M/I Homes intends to build 11 owner-occupied units at the northwest corner of Main Street and Benton Avenue. To the south is the Main Street Promenade, a mini downtown with a Sur La Table, boutiques and Hugo's Frog Bar & Fish House.
“This is very walkable to the No. 2 most-used Metra station in Chicagoland,” City Councilman Ian Holzhauer said. “Adding homes in a transit-friendly, walkable area near downtown tends to bring residents who are walking more places, using their cars less, more connected to the neighborhood on foot, patronizing local shops and restaurants and making our downtown more vibrant.”
Some residents objected to the height and scale of the development, contending it’s out of character with their neighborhood. Chris Carlsen, who lives on Franklin Avenue, put it this way: “too many units and too small a site.”

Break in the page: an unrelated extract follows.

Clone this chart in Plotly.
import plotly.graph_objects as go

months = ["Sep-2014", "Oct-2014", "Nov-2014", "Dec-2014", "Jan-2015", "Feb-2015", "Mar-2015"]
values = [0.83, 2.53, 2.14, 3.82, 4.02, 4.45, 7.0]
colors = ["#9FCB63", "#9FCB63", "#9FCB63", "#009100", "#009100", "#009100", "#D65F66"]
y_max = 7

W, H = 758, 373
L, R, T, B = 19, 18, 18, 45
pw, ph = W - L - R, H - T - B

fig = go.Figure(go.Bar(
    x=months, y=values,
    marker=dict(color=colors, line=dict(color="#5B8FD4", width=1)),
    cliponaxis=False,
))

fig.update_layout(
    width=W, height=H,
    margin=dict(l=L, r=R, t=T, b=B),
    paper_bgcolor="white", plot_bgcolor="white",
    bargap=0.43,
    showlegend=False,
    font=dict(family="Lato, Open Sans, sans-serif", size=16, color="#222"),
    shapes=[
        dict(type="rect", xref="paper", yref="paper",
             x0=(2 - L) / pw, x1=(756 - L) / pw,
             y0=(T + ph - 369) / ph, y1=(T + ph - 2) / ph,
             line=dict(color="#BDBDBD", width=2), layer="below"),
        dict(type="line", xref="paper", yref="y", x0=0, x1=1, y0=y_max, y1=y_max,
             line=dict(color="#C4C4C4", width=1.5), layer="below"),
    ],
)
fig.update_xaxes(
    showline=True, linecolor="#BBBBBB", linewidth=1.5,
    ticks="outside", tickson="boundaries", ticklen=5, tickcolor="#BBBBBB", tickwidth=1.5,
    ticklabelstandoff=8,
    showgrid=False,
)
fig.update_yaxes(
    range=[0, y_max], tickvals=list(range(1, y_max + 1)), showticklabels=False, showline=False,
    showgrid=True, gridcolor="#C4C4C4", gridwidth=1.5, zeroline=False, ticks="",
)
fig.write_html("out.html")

The site is made up of four parcels in a transitional zoning district. Residents also took issue with the builder’s request for multiple deviations to the Naperville Municipal Code.
“The proposal forces too many oversized buildings too close to public sidewalks, adjacent homes, property lines and rear yards. The result is a project that overwhelms its site and defeats the very purpose of transitional zoning,” Meggie Chambers said.

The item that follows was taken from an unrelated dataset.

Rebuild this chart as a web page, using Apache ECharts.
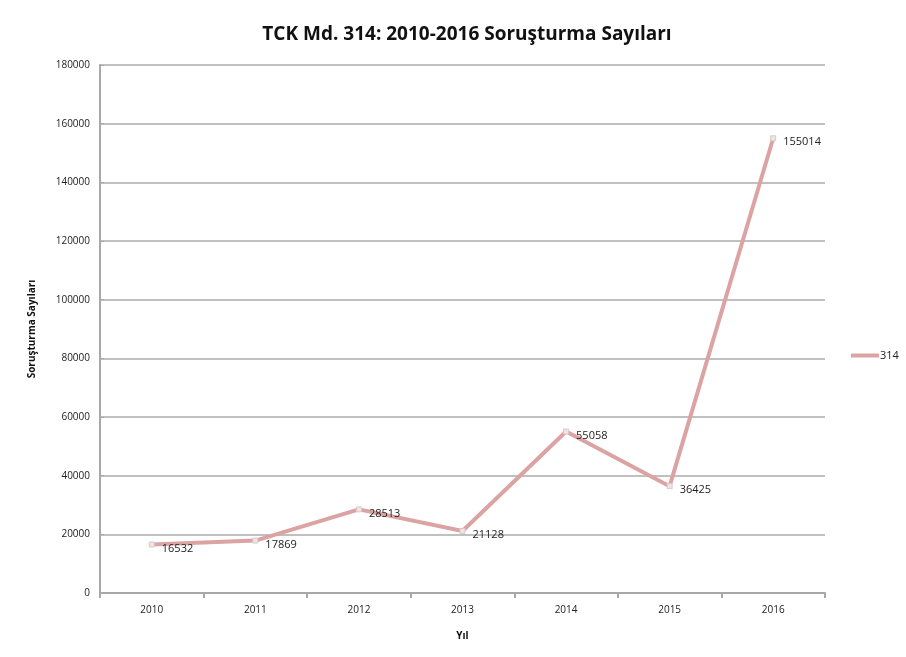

The site was also home to a clapboard church originally built almost 120 years ago. The Bethel Church of the Brethren members then occupied it for decades, said Tom Ryan, chief preservation officer of Naperville Preservation, Inc.
The church was torn down, and the property is now vacant.
“I'd like to propose that the city set up a simple notice of demolition framework that would provide a heads-up to an individual or group that might be interested in moving a historic building,” Ryan said.
An architect, he commented that “this building type, as seen all over town, is unfortunately not connected to the sidewalk in any meaningful way.”
The current owner, Calvary Temple Church of Naperville, has entered into a contract to sell the Benton and Main properties to M/I Homes. The parcels total roughly eight-tenths of an acre.
“It is a constrained site. It's not a square site. And by virtue of it not being a square site, that's driving a number of the deviations,” Russ Whitaker, an attorney for the project, explained.
Neighbors suggested removing at least one midblock unit and replacing it with “meaningful green space.”
“I just struggle with telling the developer they've got to cut a unit when there's a building right across the street that's larger than what they're even suggesting,” Councilman Patrick Kelly said, referring to the Benton Terrace condominium complex.
M/I Homes plans seven townhouse units and four duplex units.
“While we certainly have some smaller-scale single-family homes along Franklin, immediately north of the subject property,” Whitaker said, “you also have the very large AT&T building and multifamily structures on the north side of Franklin.”
He wrote in a letter to the city that the development is targeted toward “higher-income earners” seeking a low-maintenance, high-end home only one block from retail and dining attractions in the downtown. Plans also call for rooftop terraces.